Potem Reacher wrócił tą samą drogą aż na posterunek policji. Cztery przecznice na zachód, jedną na południe. Nie przejmował się tym, czy kogoś zastanie. Posterunek sprawiał wrażenie czynnego dwadzieścia cztery godziny na dobę, siedem dni w tygodniu. Podszedł prosto do biurka oficera dyżurnego i powołał się na prawo do ponownego obejrzenia dowodów. Dyżurny zadzwonił do Emersona, a potem wskazał Reacherowi drogę do wystawy Bellantonia.
Ten spotkał się z Reacherem na parkingu i otworzył drzwi. Niewiele się tam zmieniło, ale Reacher zauważył kilka zmian. Nowe kartki w plastikowych koszulkach, przypięte pod i nad starymi na korkowych tablicach, niczym stopki z dodatkowymi wyjaśnieniami.
– Uaktualnienia? – zapytał.
– Zawsze – odparł Bellantonio. – Nieustannie czuwamy.
– Co nowego?
– Zwierzęcy DNA – powiedział Bellantonio. – Identyczny z sierścią psa Barra, znalezioną na miejscu zbrodni.
– Gdzie ten pies?
– Uśpiony.
– To okrutne.
– To jest okrutne?
– Ten cholerny pies nic złego nie zrobił.

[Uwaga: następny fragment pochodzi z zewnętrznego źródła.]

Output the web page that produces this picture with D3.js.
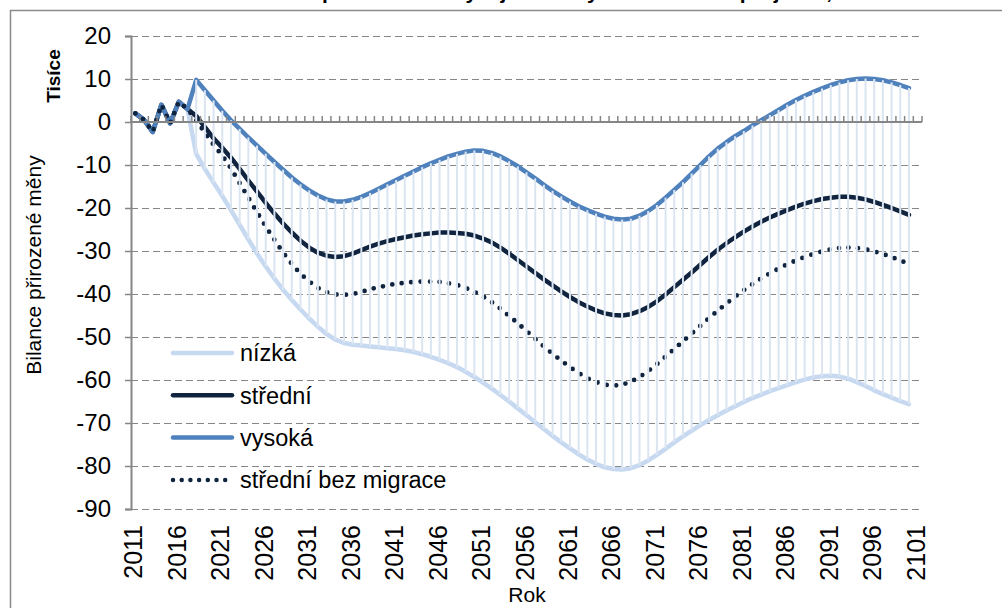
<!DOCTYPE html>
<html>
<head>
<meta charset="utf-8">
<script src="https://cdn.jsdelivr.net/npm/d3@7"></script>
<style>
body { margin: 0; background: #fff; }
svg { display: block; font-family: "Liberation Sans", Arial, sans-serif; }
</style>
</head>
<body>
<svg id="chart" width="1002" height="608"></svg>
<script>
// categories (2101 has a label but no data)
var years = d3.range(2011, 2102);
var labelYears = d3.range(2011, 2102, 5);
var yTicks = d3.range(-90, 21, 10);

// tisíce, 2011-2017 skutečnost (stejné pro všechny varianty)
var pastValues = [2.0, 0.5, -2.3, 4.0, -0.3, 4.7, 3.0];

// 2018-2100
var nizka = [
	-7.4, -10.9, -14.1, -17.2, -20.5, -23.9, -27.3, -30.6, -33.6, -36.4,
	-39.0, -41.4, -43.6, -45.7, -47.6, -49.3, -50.6, -51.4, -51.8, -52.0,
	-52.2, -52.4, -52.6, -52.8, -53.1, -53.5, -54.0, -54.6, -55.3, -56.1,
	-57.0, -58.1, -59.3, -60.6, -62.0, -63.5, -65.0, -66.6, -68.2, -69.8,
	-71.4, -73.0, -74.5, -75.9, -77.3, -78.5, -79.5, -80.3, -80.7, -80.8,
	-80.5, -79.8, -78.7, -77.4, -76.0, -74.5, -73.1, -71.8, -70.5, -69.3,
	-68.2, -67.1, -66.1, -65.1, -64.2, -63.4, -62.6, -61.9, -61.2, -60.5,
	-59.9, -59.4, -59.1, -59.0, -59.2, -59.7, -60.5, -61.4, -62.4, -63.3,
	-64.1, -64.9, -65.6
];
var stredni = [
	1.4, -1.2, -3.8, -6.0, -8.3, -10.9, -13.6, -16.2, -18.8, -21.3,
	-23.6, -25.7, -27.6, -29.2, -30.4, -31.1, -31.4, -31.2, -30.6, -29.8,
	-29.0, -28.3, -27.7, -27.2, -26.8, -26.4, -26.1, -25.9, -25.7, -25.7,
	-25.8, -26.0, -26.4, -27.1, -28.0, -29.2, -30.6, -32.1, -33.6, -35.1,
	-36.6, -38.0, -39.4, -40.7, -41.9, -42.9, -43.8, -44.5, -44.9, -45.0,
	-44.7, -44.0, -43.0, -41.7, -40.1, -38.4, -36.7, -35.0, -33.2, -31.4,
	-29.7, -28.2, -26.8, -25.5, -24.3, -23.2, -22.2, -21.3, -20.5, -19.7,
	-19.0, -18.4, -17.9, -17.6, -17.4, -17.4, -17.6, -18.0, -18.6, -19.3,
	-20.0, -20.8, -21.6
];
var vysoka = [
	9.8, 7.4, 5.0, 2.6, 0.4, -1.6, -3.6, -5.5, -7.4, -9.3,
	-11.1, -12.9, -14.5, -15.9, -17.1, -18.0, -18.5, -18.5, -18.1, -17.4,
	-16.5, -15.5, -14.5, -13.5, -12.5, -11.5, -10.5, -9.6, -8.8, -8.0,
	-7.4, -6.9, -6.6, -6.7, -7.2, -8.0, -9.1, -10.3, -11.7, -13.1,
	-14.6, -16.0, -17.3, -18.5, -19.6, -20.5, -21.3, -22.0, -22.5, -22.7,
	-22.5, -21.8, -20.7, -19.3, -17.6, -15.8, -14.0, -12.0, -10.0, -8.0,
	-6.2, -4.7, -3.3, -2.1, -0.8, 0.4, 1.6, 2.8, 4.0, 5.1,
	6.1, 7.0, 7.8, 8.6, 9.2, 9.7, 10.0, 10.1, 10.0, 9.7,
	9.2, 8.6, 7.9
];
var bezMigrace = [
	0.4, -2.5, -5.3, -7.8, -10.8, -14.2, -17.6, -21.0, -24.3, -27.4,
	-30.4, -33.0, -35.3, -37.1, -38.6, -39.6, -40.1, -40.2, -40.0, -39.5,
	-38.9, -38.4, -38.0, -37.6, -37.4, -37.2, -37.1, -37.1, -37.2, -37.5,
	-37.9, -38.6, -39.5, -40.6, -41.9, -43.4, -45.1, -46.8, -48.6, -50.4,
	-52.2, -53.9, -55.5, -57.0, -58.4, -59.6, -60.5, -61.1, -61.3, -61.1,
	-60.4, -59.3, -57.9, -56.3, -54.6, -52.8, -51.0, -49.2, -47.4, -45.6,
	-43.9, -42.2, -40.6, -39.1, -37.7, -36.4, -35.2, -34.1, -33.1, -32.2,
	-31.4, -30.7, -30.1, -29.6, -29.3, -29.2, -29.3, -29.6, -30.1, -30.7,
	-31.4, -32.2, -33.0
];

var names = ['nízká', 'střední', 'vysoká', 'střední bez migrace'];

var series = [
	{ name: names[0], values: pastValues.concat(nizka), color: '#c6d9f1', dash: null },
	{ name: names[1], values: pastValues.concat(stredni), color: '#10243f', dash: null },
	{ name: names[2], values: pastValues.concat(vysoka), color: '#4f81bd', dash: null },
	{ name: names[3], values: pastValues.concat(bezMigrace), color: '#10243f', dash: '0 9.5' }
];

var svg = d3.select('#chart');
var pLeft = 131, pRight = 922, pTop = 36, pBottom = 509;

var x = d3.scaleBand().domain(years).range([pLeft, pRight]).padding(0);
var y = d3.scaleLinear().domain([-90, 20]).range([pBottom, pTop]);
var cx = function (yr) { return x(yr) + x.bandwidth() / 2; };

// frame
svg.append('rect')
	.attr('x', 10.5).attr('y', 10.5)
	.attr('width', 1010).attr('height', 620)
	.attr('fill', 'none')
	.attr('stroke', '#8a8a8a')
	.attr('stroke-width', 1.5);

// title, cut off at the top like in the source picture
svg.append('text')
	.attr('x', 168).attr('y', -1)
	.style('font-size', '21px')
	.style('font-weight', 'bold')
	.text('Graf 6: Bilance přirozené měny v jednotlivých variantách projekce, 2011–2100');

// gridlines
svg.append('g')
	.attr('transform', 'translate(' + pLeft + ',0)')
	.call(d3.axisLeft(y).tickValues(yTicks).tickSize(-(pRight - pLeft)).tickFormat(''))
	.call(function (g) {
		g.select('.domain').remove();
		g.selectAll('line')
			.attr('stroke', '#868686')
			.attr('stroke-dasharray', '7,4');
	});

// series
var line = d3.line()
	.x(function (d, i) { return cx(years[i]); })
	.y(function (d) { return y(d); });

series.forEach(function (s) {
	var p = svg.append('path')
		.datum(s.values)
		.attr('d', line)
		.attr('fill', 'none')
		.attr('stroke', s.color)
		.attr('stroke-width', 4.5)
		.attr('stroke-linejoin', 'round')
		.attr('stroke-linecap', 'round');
	if (s.dash) p.attr('stroke-dasharray', s.dash).attr('stroke-width', 4.8);
});

// high-low lines
var hl = [];
for (var i = 0; i < pastValues.length + nizka.length; i++) {
	var vals = series.map(function (s) { return s.values[i]; });
	hl.push({ year: years[i], hi: d3.max(vals), lo: d3.min(vals) });
}
svg.append('g').selectAll('line')
	.data(hl.filter(function (d) { return d.hi > d.lo; }))
	.enter().append('line')
	.attr('x1', function (d) { return cx(d.year); })
	.attr('x2', function (d) { return cx(d.year); })
	.attr('y1', function (d) { return y(d.hi); })
	.attr('y2', function (d) { return y(d.lo); })
	.attr('stroke', '#dbe5f1')
	.attr('stroke-width', 2);

// category axis at 0
var bounds = years.map(function (yr) { return x(yr); }).concat([pRight]);
svg.append('line')
	.attr('x1', pLeft).attr('x2', pRight)
	.attr('y1', y(0)).attr('y2', y(0))
	.attr('stroke', '#868686').attr('stroke-width', 2);
svg.append('g').selectAll('line')
	.data(bounds)
	.enter().append('line')
	.attr('x1', function (d) { return d; })
	.attr('x2', function (d) { return d; })
	.attr('y1', y(0) - 6).attr('y2', y(0))
	.attr('stroke', '#868686').attr('stroke-width', 1.5);

// value axis (plain hyphen for minus, like the source)
svg.append('g')
	.attr('transform', 'translate(' + pLeft + ',0)')
	.call(d3.axisLeft(y).tickValues(yTicks).tickSize(6).tickPadding(14)
		.tickFormat(function (d) { return String(d); }))
	.call(function (g) {
		g.select('.domain').attr('stroke', '#868686').attr('stroke-width', 2);
		g.selectAll('.tick line').attr('stroke', '#868686').attr('stroke-width', 1.5);
		g.selectAll('.tick text')
			.attr('fill', '#000')
			.style('font-size', '24px')
			.style('font-family', '"Liberation Sans", Arial, sans-serif');
	});

// year labels
svg.append('g').selectAll('text')
	.data(labelYears)
	.enter().append('text')
	.attr('transform', function (d) {
		return 'translate(' + (cx(d) + 7) + ',525) rotate(-90)';
	})
	.attr('text-anchor', 'end')
	.style('font-size', '25px')
	.text(function (d) { return d; });

// axis titles
svg.append('text')
	.attr('transform', 'translate(' + 527 + ',602)')
	.attr('text-anchor', 'middle')
	.style('font-size', '21px')
	.text('Rok');

svg.append('text')
	.attr('transform', 'translate(41,265) rotate(-90)')
	.attr('text-anchor', 'middle')
	.style('font-size', '21px')
	.text('Bilance přirozené měny');

svg.append('text')
	.attr('transform', 'translate(60,76) rotate(-90)')
	.attr('text-anchor', 'middle')
	.style('font-size', '19px')
	.style('font-weight', 'bold')
	.text('Tisíce');

// legend
var legend = svg.append('g').selectAll('g')
	.data(series)
	.enter().append('g')
	.attr('transform', function (d, i) { return 'translate(0,' + (353 + i * 42.3) + ')'; });

legend.append('line')
	.attr('x1', 173).attr('x2', function (d) { return d.dash ? 226 : 232; })
	.attr('y1', 0).attr('y2', 0)
	.attr('stroke', function (d) { return d.color; })
	.attr('stroke-width', 4.5)
	.attr('stroke-linecap', 'round')
	.attr('stroke-dasharray', function (d) { return d.dash ? '0 8.7' : null; });

legend.append('text')
	.attr('x', 240).attr('y', 0).attr('dy', '0.36em')
	.style('font-size', '23.5px')
	.text(function (d) { return d.name; });
</script>
</body>
</html>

Na to Bellantonio nic nie powiedział.
– Co jeszcze? – zapytał Reacher.
– Kolejne wyniki badań włókien i balistycznych. Mamy
już więcej, niż nam potrzeba. Amunicja Lake City jest stosunkowo rzadka i udało nam się ustalić, że Barr kupił ją niecały rok temu. W Kentucky.
– Ćwiczył tam na strzelnicy. Bellantonio skinął głową.
– To również ustaliliśmy.
– Jeszcze coś?
– Ten styropianowy słupek jest własnością wydziału architektury miasta. Nie wiemy, jak ani kiedy go zabrano.
– Jeszcze coś?
– Myślę, że to chyba wszystko.
– A co z negatywami?
– Jakimi negatywami?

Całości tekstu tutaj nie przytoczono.